Depuis 2022, les exigences liées à la prévention du suicide sont d’emblée prises en compte de manière uniforme dans tout projet de construction situé à proximité d’un endroit sensible ou dans une gare (éclairage suffisant près des chantiers, passerelles ouvertes et transparentes, etc.). Les CFF ont ainsi conçu, avec des spécialistes, une check-list passant en revue les dangers potentiels dans une optique de prévention du suicide, avec les mesures utiles.
Des actions de retour et de collecte à encourager
Comme les suicides sur les voies ferrées, le nombre de suicides par armes à feu (18,1 % des suicides survenus en Suisse en 2020, soit 24 % chez les hommes et 3,3 % chez les femmes) ou par empoisonnement (13 % ; soit 19,9 % chez les femmes et 10,2 % chez les hommes) peut être réduit efficacement dans le cadre de la prévention du suicide spécifique à la méthode utilisée. Le plan d’action exige par conséquent le lancement d’actions de restitution d’armes à feu et de collecte de médicaments. Seuls de rares cantons se montrent ici proactifs et organisent régulièrement de telles actions, comme Zoug, où depuis 2008, des collectes d’armes sont organisées tous les trois ou quatre ans.
Objectifs pas encore atteints
Le rapport « Bilan intermédiaire de la mise en œuvre du Plan d’action national pour la prévention du suicide » publié par Infras sur mandat de l’OFSP (2021) constate à propos de la limitation de l’accès aux méthodes de suicide que les objectifs sont loin d’être atteints. Des mesures ont bien été prises dans le domaine de la construction afin de sécuriser les lieux sensibles (hotspots), mais pas partout. Les auteurs recommandent notamment de veiller au suivi continu des lieux sensibles et de les sécuriser de façon systématique, ainsi que de sensibiliser les professionnels de la construction à la prévention du suicide. Il convient encore de mieux informer la population sur les possibilités de remise d’armes à feu ou de médicaments.

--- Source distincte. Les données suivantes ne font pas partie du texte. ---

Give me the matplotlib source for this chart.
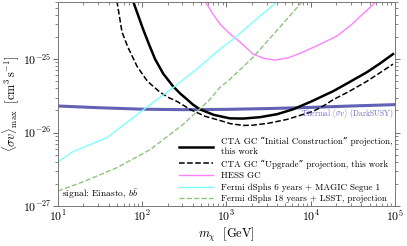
import numpy as np
import matplotlib
matplotlib.use("Agg")
import matplotlib.pyplot as plt

plt.rcParams['font.family'] = ['cmr10', 'DejaVu Serif']
plt.rcParams['mathtext.fontset'] = 'cm'
plt.rcParams['axes.formatter.use_mathtext'] = True
plt.rcParams['axes.unicode_minus'] = False

# thermal relic cross section (DarkSUSY)
thermal_m = [10, 30, 100, 300, 1000, 3000, 10000, 30000, 100000]
thermal_sv = [2.3e-26, 2.18e-26, 2.08e-26, 2.05e-26, 2.07e-26, 2.12e-26, 2.2e-26, 2.3e-26, 2.4e-26]

# CTA GC "Initial Construction"
cta_ic_m = [77.6, 89, 102, 120, 142, 178, 232, 282, 340, 400, 485, 708, 1100, 1570,
            2500, 4000, 6150, 10000, 18400, 28200, 46500, 66100, 94700]
cta_ic_sv = [6.2e-25, 4.0e-25, 2.58e-25, 1.6e-25, 1.0e-25, 6.3e-26, 4.27e-26, 3.4e-26,
             2.83e-26, 2.4e-26, 2.07e-26, 1.74e-26, 1.56e-26, 1.55e-26, 1.62e-26,
             1.78e-26, 2.07e-26, 2.63e-26, 3.65e-26, 4.8e-26, 6.64e-26, 8.7e-26, 1.17e-25]

# CTA GC "Upgrade"
cta_up_m = [50, 57.5, 67.6, 86.7, 115, 163, 205, 258, 369, 562, 837, 1120, 1570, 2065,
            3160, 5230, 10600, 14100, 18400, 28200, 46500, 66100, 94700]
cta_up_sv = [6.2e-25, 2.34e-25, 1.45e-25, 8.0e-26, 5.0e-26, 3.53e-26, 3.0e-26, 2.66e-26,
             2.07e-26, 1.66e-26, 1.46e-26, 1.32e-26, 1.25e-26, 1.26e-26, 1.34e-26, 1.51e-26,
             1.94e-26, 2.3e-26, 2.8e-26, 3.6e-26, 5.0e-26, 6.5e-26, 8.55e-26]

# HESS GC
hess_m = [556, 680, 837, 1100, 1445, 2065, 2800, 3770, 5400, 8100, 13000, 20500, 30000, 41700, 61100]
hess_sv = [6.2e-25, 4.2e-25, 3.0e-25, 2.2e-25, 1.71e-25, 1.17e-25, 1.02e-25, 9.7e-26, 1.04e-25,
           1.25e-25, 1.6e-25, 2.07e-25, 2.9e-25, 4.13e-25, 6.2e-25]

# Fermi dSphs 6 years + MAGIC Segue 1
fermi6_m = [10, 15.1, 19.8, 38.2, 94, 150, 245, 485, 837, 1150, 2065, 4080]
fermi6_sv = [4.0e-27, 5.5e-27, 6.23e-27, 8.55e-27, 1.88e-26, 2.83e-26, 4.27e-26, 8.0e-26,
             1.37e-25, 1.8e-25, 3.2e-25, 6.2e-25]

# Fermi dSphs 18 years + LSST projection
fermi18_m = [10, 19.8, 50, 124, 305, 637, 837, 1100, 2065, 4315, 8090]
fermi18_sv = [1.6e-27, 2.13e-27, 3.32e-27, 5.85e-27, 1.29e-26, 2.83e-26, 4.13e-26, 5.32e-26,
              1.06e-25, 2.74e-25, 6.2e-25]

fig = plt.figure(figsize=(4.07, 2.46), dpi=100)
ax = fig.add_axes([0.1425, 0.1626, 0.828, 0.8294])

ax.plot(thermal_m, thermal_sv, color='#4646a8', lw=2.2, alpha=0.85, zorder=1)
ax.plot(cta_ic_m, cta_ic_sv, color='black', lw=1.8,
        label='CTA GC \u201cInitial Construction\u201d projection,\nthis work')
ax.plot(cta_up_m, cta_up_sv, color='black', lw=1.1, ls='--',
        label='CTA GC \u201cUpgrade\u201d projection, this work')
ax.plot(hess_m, hess_sv, color='#ff80ff', lw=1.0, label='HESS GC')
ax.plot(fermi6_m, fermi6_sv, color='#80ffff', lw=1.0,
        label='Fermi dSphs 6 years + MAGIC Segue 1')
ax.plot(fermi18_m, fermi18_sv, color='#8fc480', lw=1.0, ls='--',
        label='Fermi dSphs 18 years + LSST, projection')

ax.set_xscale('log')
ax.set_yscale('log')
ax.set_xlim(10, 1e5)
ax.set_ylim(1e-27, 6e-25)
ax.set_yticks([1e-27, 1e-26, 1e-25])

ax.set_xlabel(r'$m_\chi\ \ [\mathrm{GeV}]$', fontsize=9, labelpad=1)
ax.set_ylabel(r'$\overline{\langle \sigma v\rangle}_{\rm max}\ \ [\mathrm{cm^3\,s^{-1}}]$',
              fontsize=8.8, labelpad=0.5)

ax.tick_params(axis='x', which='both', direction='in', top=True, labelsize=8.5, pad=2)
ax.tick_params(axis='y', which='both', direction='out', right=True, labelsize=8.5, pad=1)
ax.tick_params(which='major', length=3.5, width=0.6, color='#555555')
ax.tick_params(which='minor', length=2, width=0.5, color='#555555')
for s in ax.spines.values():
    s.set_color('#777777')
    s.set_linewidth(0.7)

ax.text(9.5e4, 2.15e-26, r'Thermal $\langle\sigma v\rangle$ (DarkSUSY)', color='#6868c0',
        fontsize=5.5, ha='right', va='top')
ax.text(0.012, 0.025, r'signal: Einasto, $b\bar{b}$', transform=ax.transAxes,
        fontsize=6.8, ha='left', va='bottom')

ax.legend(loc='lower right', fontsize=6.5, frameon=False, handlelength=3.7,
          handletextpad=0.9, labelspacing=0.35, borderaxespad=0.1, borderpad=0.2)

fig.savefig('out.png', dpi=100)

La balle est dans le camp des protagonistes – par exemple les cantons, afin d’équiper les ponts enjambant les routes cantonales – pour la réalisation des objectifs et la mise en œuvre des recommandations. Les organisations membres du groupe central du plan d’action pour la prévention du suicide n’ont ni les ressources, ni les compétences pour s’engager de façon ciblée sur ce terrain. Seul un engagement minimal serait envisageable à des fins d’échange d’expériences, par exemple entre les départements cantonaux compétents.
*1 Observatoire suisse de la santé, Obsan. Suicide et suicide assisté, 2022.